Ia membersihkan semua sampah dengan cermat tanpa meninggalkan sisa;
memisahkan sampah kering dan basah; antara organik dan non organik. Saya
tahu dengan segera bahwa aliran keruh kali yang bercengkrama di bawah
kami akan berterima kasih. Ibu tukang sampah itu bukan orang biasa. Ia
wanita hebat dengan integritas tinggi. Ia melayani dengan tujuan.
Teringatlah
saya akan perempuan renta yang seluruh hidupnya bernama pengabdian. Ia
dibesarkan oleh adat Jawa yang mengharuskannya berada di samping suami no matter what.
Suaminya lak-laki keras kepala egois yang tetap menuntutnya untuk
setia. Meski banyak waktu dihabiskan dengan air mata, ia bertutur bahwa
bahagia baginya adalah melihat suami dan anak-anaknya berada di jalan
Tuhan.

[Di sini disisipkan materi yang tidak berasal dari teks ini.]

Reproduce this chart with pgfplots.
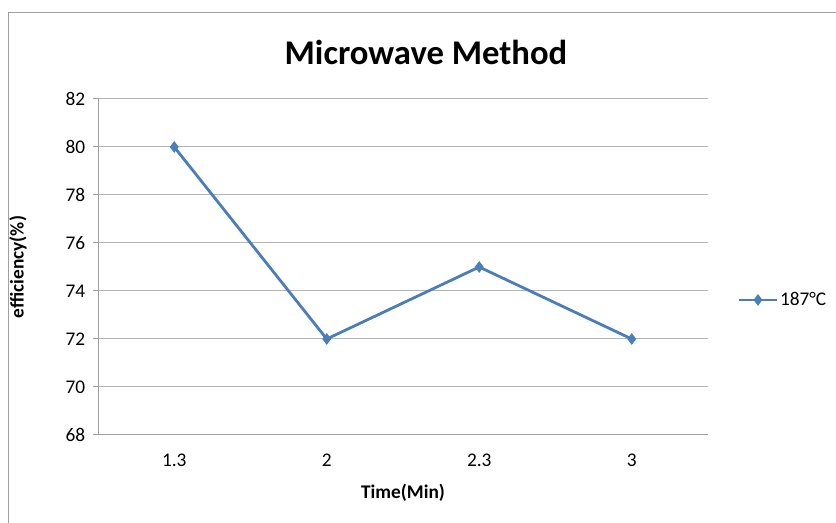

Ia wanita paling hebat yang pernah saya tahu. Ia adalah ibu saya.
Ia melayani dengan cinta.
Pelayanan adalah tingkatan
paling luhung dari sikap dan sifat seorang pemimpin. Melayani adalah
tindakan paling arif dari manusia yang mulia. Wanita bijaksana adalah
wanita yang berani melepaskan atribut lainnya dan mengulurkan tangannya
untuk melayani kehidupan.
Selamat Hari Ibu…
Yohanes
12 : 3 “Maka Maria mengambil setengah kati minyak narwastu murni yang
mahal harganya, lalu meminyaki kaki Yesus dan menyekanya dengan
rambutnya; dan bau minyak semerbak di seluruh rumah itu.”